▶ _Objective_
Each line of the material below should be reproduced exactly.

▶ _Provided data_
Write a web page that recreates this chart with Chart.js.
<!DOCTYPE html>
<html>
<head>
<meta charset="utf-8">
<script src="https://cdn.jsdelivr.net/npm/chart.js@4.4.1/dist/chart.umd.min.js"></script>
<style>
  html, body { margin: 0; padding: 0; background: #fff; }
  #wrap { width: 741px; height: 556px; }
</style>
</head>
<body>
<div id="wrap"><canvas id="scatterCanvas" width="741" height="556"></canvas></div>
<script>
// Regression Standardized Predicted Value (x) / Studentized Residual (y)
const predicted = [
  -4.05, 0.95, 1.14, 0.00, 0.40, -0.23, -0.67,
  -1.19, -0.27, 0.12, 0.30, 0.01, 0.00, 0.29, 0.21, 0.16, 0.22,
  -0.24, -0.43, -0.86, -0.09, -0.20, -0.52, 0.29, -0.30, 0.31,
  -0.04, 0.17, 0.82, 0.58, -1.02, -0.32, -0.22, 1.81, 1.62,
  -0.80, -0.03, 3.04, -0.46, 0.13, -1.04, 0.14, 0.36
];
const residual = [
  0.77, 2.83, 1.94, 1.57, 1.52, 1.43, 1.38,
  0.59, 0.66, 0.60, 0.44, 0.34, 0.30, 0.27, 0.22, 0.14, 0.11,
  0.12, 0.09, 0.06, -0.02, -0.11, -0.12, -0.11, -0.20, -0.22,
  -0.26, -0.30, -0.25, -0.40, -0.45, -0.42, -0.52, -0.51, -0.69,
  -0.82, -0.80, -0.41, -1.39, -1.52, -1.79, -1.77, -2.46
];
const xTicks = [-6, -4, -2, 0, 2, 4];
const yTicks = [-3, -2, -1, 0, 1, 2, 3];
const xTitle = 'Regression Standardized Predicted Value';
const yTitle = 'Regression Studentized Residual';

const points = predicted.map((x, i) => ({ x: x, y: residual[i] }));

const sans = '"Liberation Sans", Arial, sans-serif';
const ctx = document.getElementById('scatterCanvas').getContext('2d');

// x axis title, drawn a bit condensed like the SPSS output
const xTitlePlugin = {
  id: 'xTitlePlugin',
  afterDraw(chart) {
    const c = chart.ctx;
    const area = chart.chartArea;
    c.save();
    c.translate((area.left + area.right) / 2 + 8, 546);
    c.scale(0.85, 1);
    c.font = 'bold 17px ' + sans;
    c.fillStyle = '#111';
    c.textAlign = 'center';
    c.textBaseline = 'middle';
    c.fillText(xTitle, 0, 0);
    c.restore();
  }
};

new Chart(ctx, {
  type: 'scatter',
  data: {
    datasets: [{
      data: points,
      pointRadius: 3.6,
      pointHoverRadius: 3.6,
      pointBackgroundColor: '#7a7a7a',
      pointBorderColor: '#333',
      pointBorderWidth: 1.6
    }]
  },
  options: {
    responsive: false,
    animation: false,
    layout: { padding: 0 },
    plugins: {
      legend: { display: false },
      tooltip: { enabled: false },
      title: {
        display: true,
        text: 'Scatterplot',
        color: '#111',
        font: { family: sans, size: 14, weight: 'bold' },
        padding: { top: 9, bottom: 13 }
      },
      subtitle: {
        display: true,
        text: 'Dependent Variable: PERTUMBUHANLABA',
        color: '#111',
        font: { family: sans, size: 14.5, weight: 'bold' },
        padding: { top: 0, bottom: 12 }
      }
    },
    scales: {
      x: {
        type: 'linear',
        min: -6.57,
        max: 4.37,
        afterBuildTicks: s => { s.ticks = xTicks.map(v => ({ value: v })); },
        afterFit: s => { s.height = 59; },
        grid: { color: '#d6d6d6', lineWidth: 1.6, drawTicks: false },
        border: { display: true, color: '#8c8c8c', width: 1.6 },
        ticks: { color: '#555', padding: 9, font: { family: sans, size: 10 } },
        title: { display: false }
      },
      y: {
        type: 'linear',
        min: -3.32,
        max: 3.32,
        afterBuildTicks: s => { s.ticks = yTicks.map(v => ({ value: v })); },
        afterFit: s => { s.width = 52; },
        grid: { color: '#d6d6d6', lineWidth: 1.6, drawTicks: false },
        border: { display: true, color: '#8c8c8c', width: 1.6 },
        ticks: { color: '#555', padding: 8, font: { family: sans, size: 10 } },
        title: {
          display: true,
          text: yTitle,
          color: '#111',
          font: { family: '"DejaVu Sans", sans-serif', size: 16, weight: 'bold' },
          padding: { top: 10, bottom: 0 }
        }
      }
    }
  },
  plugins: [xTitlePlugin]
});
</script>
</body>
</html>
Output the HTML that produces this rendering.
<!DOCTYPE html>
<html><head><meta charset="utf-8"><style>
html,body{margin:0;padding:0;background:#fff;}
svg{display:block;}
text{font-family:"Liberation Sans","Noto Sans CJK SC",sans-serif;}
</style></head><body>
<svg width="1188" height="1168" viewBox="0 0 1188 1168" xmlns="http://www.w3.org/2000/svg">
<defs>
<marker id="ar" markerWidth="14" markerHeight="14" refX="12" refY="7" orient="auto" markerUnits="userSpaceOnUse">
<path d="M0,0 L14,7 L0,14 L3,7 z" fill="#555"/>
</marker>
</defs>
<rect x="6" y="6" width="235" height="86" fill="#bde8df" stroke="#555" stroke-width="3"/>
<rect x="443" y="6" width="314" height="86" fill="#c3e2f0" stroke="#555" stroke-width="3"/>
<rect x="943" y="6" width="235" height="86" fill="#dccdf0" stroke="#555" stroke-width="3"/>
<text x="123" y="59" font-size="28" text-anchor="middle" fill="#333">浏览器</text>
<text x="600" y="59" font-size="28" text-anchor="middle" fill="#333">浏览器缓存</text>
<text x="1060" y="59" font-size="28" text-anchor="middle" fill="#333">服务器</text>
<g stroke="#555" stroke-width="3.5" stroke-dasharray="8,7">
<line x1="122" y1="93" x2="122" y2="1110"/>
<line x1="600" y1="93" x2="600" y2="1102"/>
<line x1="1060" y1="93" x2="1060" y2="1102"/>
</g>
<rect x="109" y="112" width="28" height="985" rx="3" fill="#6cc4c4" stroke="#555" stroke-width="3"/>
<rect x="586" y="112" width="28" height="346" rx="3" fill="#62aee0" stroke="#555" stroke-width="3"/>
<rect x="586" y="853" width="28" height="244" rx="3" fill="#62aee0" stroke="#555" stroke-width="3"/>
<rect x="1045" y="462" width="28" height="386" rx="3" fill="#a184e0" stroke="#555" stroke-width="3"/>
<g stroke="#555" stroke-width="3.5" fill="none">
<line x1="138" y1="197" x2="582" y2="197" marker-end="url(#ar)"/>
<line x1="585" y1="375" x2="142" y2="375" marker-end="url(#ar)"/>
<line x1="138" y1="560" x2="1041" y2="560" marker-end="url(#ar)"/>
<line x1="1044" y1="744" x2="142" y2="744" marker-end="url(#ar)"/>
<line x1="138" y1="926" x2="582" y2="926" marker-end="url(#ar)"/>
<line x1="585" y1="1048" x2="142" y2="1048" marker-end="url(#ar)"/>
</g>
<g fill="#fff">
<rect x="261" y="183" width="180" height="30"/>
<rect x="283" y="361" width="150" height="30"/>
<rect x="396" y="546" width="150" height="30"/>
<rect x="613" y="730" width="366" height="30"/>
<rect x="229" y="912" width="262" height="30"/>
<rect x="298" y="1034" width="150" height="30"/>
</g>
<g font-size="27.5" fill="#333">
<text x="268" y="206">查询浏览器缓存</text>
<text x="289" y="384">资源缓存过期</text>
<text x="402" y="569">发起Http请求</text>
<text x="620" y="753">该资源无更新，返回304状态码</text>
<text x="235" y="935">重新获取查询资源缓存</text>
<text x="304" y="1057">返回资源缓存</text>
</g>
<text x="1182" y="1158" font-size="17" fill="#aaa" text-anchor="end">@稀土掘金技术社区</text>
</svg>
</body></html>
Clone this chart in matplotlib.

▶ _Solution to this exercise_
Write a web page that recreates this chart with Chart.js.
<!DOCTYPE html>
<html>
<head>
<meta charset="utf-8">
<script src="https://cdn.jsdelivr.net/npm/chart.js@4.4.1/dist/chart.umd.min.js"></script>
<style>
  html, body { margin: 0; padding: 0; background: #fff; }
  #wrap { width: 741px; height: 556px; }
</style>
</head>
<body>
<div id="wrap"><canvas id="scatterCanvas" width="741" height="556"></canvas></div>
<script>
// Regression Standardized Predicted Value (x) / Studentized Residual (y)
const predicted = [
  -4.05, 0.95, 1.14, 0.00, 0.40, -0.23, -0.67,
  -1.19, -0.27, 0.12, 0.30, 0.01, 0.00, 0.29, 0.21, 0.16, 0.22,
  -0.24, -0.43, -0.86, -0.09, -0.20, -0.52, 0.29, -0.30, 0.31,
  -0.04, 0.17, 0.82, 0.58, -1.02, -0.32, -0.22, 1.81, 1.62,
  -0.80, -0.03, 3.04, -0.46, 0.13, -1.04, 0.14, 0.36
];
const residual = [
  0.77, 2.83, 1.94, 1.57, 1.52, 1.43, 1.38,
  0.59, 0.66, 0.60, 0.44, 0.34, 0.30, 0.27, 0.22, 0.14, 0.11,
  0.12, 0.09, 0.06, -0.02, -0.11, -0.12, -0.11, -0.20, -0.22,
  -0.26, -0.30, -0.25, -0.40, -0.45, -0.42, -0.52, -0.51, -0.69,
  -0.82, -0.80, -0.41, -1.39, -1.52, -1.79, -1.77, -2.46
];
const xTicks = [-6, -4, -2, 0, 2, 4];
const yTicks = [-3, -2, -1, 0, 1, 2, 3];
const xTitle = 'Regression Standardized Predicted Value';
const yTitle = 'Regression Studentized Residual';

const points = predicted.map((x, i) => ({ x: x, y: residual[i] }));

const sans = '"Liberation Sans", Arial, sans-serif';
const ctx = document.getElementById('scatterCanvas').getContext('2d');

// x axis title, drawn a bit condensed like the SPSS output
const xTitlePlugin = {
  id: 'xTitlePlugin',
  afterDraw(chart) {
    const c = chart.ctx;
    const area = chart.chartArea;
    c.save();
    c.translate((area.left + area.right) / 2 + 8, 546);
    c.scale(0.85, 1);
    c.font = 'bold 17px ' + sans;
    c.fillStyle = '#111';
    c.textAlign = 'center';
    c.textBaseline = 'middle';
    c.fillText(xTitle, 0, 0);
    c.restore();
  }
};

new Chart(ctx, {
  type: 'scatter',
  data: {
    datasets: [{
      data: points,
      pointRadius: 3.6,
      pointHoverRadius: 3.6,
      pointBackgroundColor: '#7a7a7a',
      pointBorderColor: '#333',
      pointBorderWidth: 1.6
    }]
  },
  options: {
    responsive: false,
    animation: false,
    layout: { padding: 0 },
    plugins: {
      legend: { display: false },
      tooltip: { enabled: false },
      title: {
        display: true,
        text: 'Scatterplot',
        color: '#111',
        font: { family: sans, size: 14, weight: 'bold' },
        padding: { top: 9, bottom: 13 }
      },
      subtitle: {
        display: true,
        text: 'Dependent Variable: PERTUMBUHANLABA',
        color: '#111',
        font: { family: sans, size: 14.5, weight: 'bold' },
        padding: { top: 0, bottom: 12 }
      }
    },
    scales: {
      x: {
        type: 'linear',
        min: -6.57,
        max: 4.37,
        afterBuildTicks: s => { s.ticks = xTicks.map(v => ({ value: v })); },
        afterFit: s => { s.height = 59; },
        grid: { color: '#d6d6d6', lineWidth: 1.6, drawTicks: false },
        border: { display: true, color: '#8c8c8c', width: 1.6 },
        ticks: { color: '#555', padding: 9, font: { family: sans, size: 10 } },
        title: { display: false }
      },
      y: {
        type: 'linear',
        min: -3.32,
        max: 3.32,
        afterBuildTicks: s => { s.ticks = yTicks.map(v => ({ value: v })); },
        afterFit: s => { s.width = 52; },
        grid: { color: '#d6d6d6', lineWidth: 1.6, drawTicks: false },
        border: { display: true, color: '#8c8c8c', width: 1.6 },
        ticks: { color: '#555', padding: 8, font: { family: sans, size: 10 } },
        title: {
          display: true,
          text: yTitle,
          color: '#111',
          font: { family: '"DejaVu Sans", sans-serif', size: 16, weight: 'bold' },
          padding: { top: 10, bottom: 0 }
        }
      }
    }
  },
  plugins: [xTitlePlugin]
});
</script>
</body>
</html>
Output the HTML that produces this rendering.
<!DOCTYPE html>
<html><head><meta charset="utf-8"><style>
html,body{margin:0;padding:0;background:#fff;}
svg{display:block;}
text{font-family:"Liberation Sans","Noto Sans CJK SC",sans-serif;}
</style></head><body>
<svg width="1188" height="1168" viewBox="0 0 1188 1168" xmlns="http://www.w3.org/2000/svg">
<defs>
<marker id="ar" markerWidth="14" markerHeight="14" refX="12" refY="7" orient="auto" markerUnits="userSpaceOnUse">
<path d="M0,0 L14,7 L0,14 L3,7 z" fill="#555"/>
</marker>
</defs>
<rect x="6" y="6" width="235" height="86" fill="#bde8df" stroke="#555" stroke-width="3"/>
<rect x="443" y="6" width="314" height="86" fill="#c3e2f0" stroke="#555" stroke-width="3"/>
<rect x="943" y="6" width="235" height="86" fill="#dccdf0" stroke="#555" stroke-width="3"/>
<text x="123" y="59" font-size="28" text-anchor="middle" fill="#333">浏览器</text>
<text x="600" y="59" font-size="28" text-anchor="middle" fill="#333">浏览器缓存</text>
<text x="1060" y="59" font-size="28" text-anchor="middle" fill="#333">服务器</text>
<g stroke="#555" stroke-width="3.5" stroke-dasharray="8,7">
<line x1="122" y1="93" x2="122" y2="1110"/>
<line x1="600" y1="93" x2="600" y2="1102"/>
<line x1="1060" y1="93" x2="1060" y2="1102"/>
</g>
<rect x="109" y="112" width="28" height="985" rx="3" fill="#6cc4c4" stroke="#555" stroke-width="3"/>
<rect x="586" y="112" width="28" height="346" rx="3" fill="#62aee0" stroke="#555" stroke-width="3"/>
<rect x="586" y="853" width="28" height="244" rx="3" fill="#62aee0" stroke="#555" stroke-width="3"/>
<rect x="1045" y="462" width="28" height="386" rx="3" fill="#a184e0" stroke="#555" stroke-width="3"/>
<g stroke="#555" stroke-width="3.5" fill="none">
<line x1="138" y1="197" x2="582" y2="197" marker-end="url(#ar)"/>
<line x1="585" y1="375" x2="142" y2="375" marker-end="url(#ar)"/>
<line x1="138" y1="560" x2="1041" y2="560" marker-end="url(#ar)"/>
<line x1="1044" y1="744" x2="142" y2="744" marker-end="url(#ar)"/>
<line x1="138" y1="926" x2="582" y2="926" marker-end="url(#ar)"/>
<line x1="585" y1="1048" x2="142" y2="1048" marker-end="url(#ar)"/>
</g>
<g fill="#fff">
<rect x="261" y="183" width="180" height="30"/>
<rect x="283" y="361" width="150" height="30"/>
<rect x="396" y="546" width="150" height="30"/>
<rect x="613" y="730" width="366" height="30"/>
<rect x="229" y="912" width="262" height="30"/>
<rect x="298" y="1034" width="150" height="30"/>
</g>
<g font-size="27.5" fill="#333">
<text x="268" y="206">查询浏览器缓存</text>
<text x="289" y="384">资源缓存过期</text>
<text x="402" y="569">发起Http请求</text>
<text x="620" y="753">该资源无更新，返回304状态码</text>
<text x="235" y="935">重新获取查询资源缓存</text>
<text x="304" y="1057">返回资源缓存</text>
</g>
<text x="1182" y="1158" font-size="17" fill="#aaa" text-anchor="end">@稀土掘金技术社区</text>
</svg>
</body></html>
Clone this chart in matplotlib.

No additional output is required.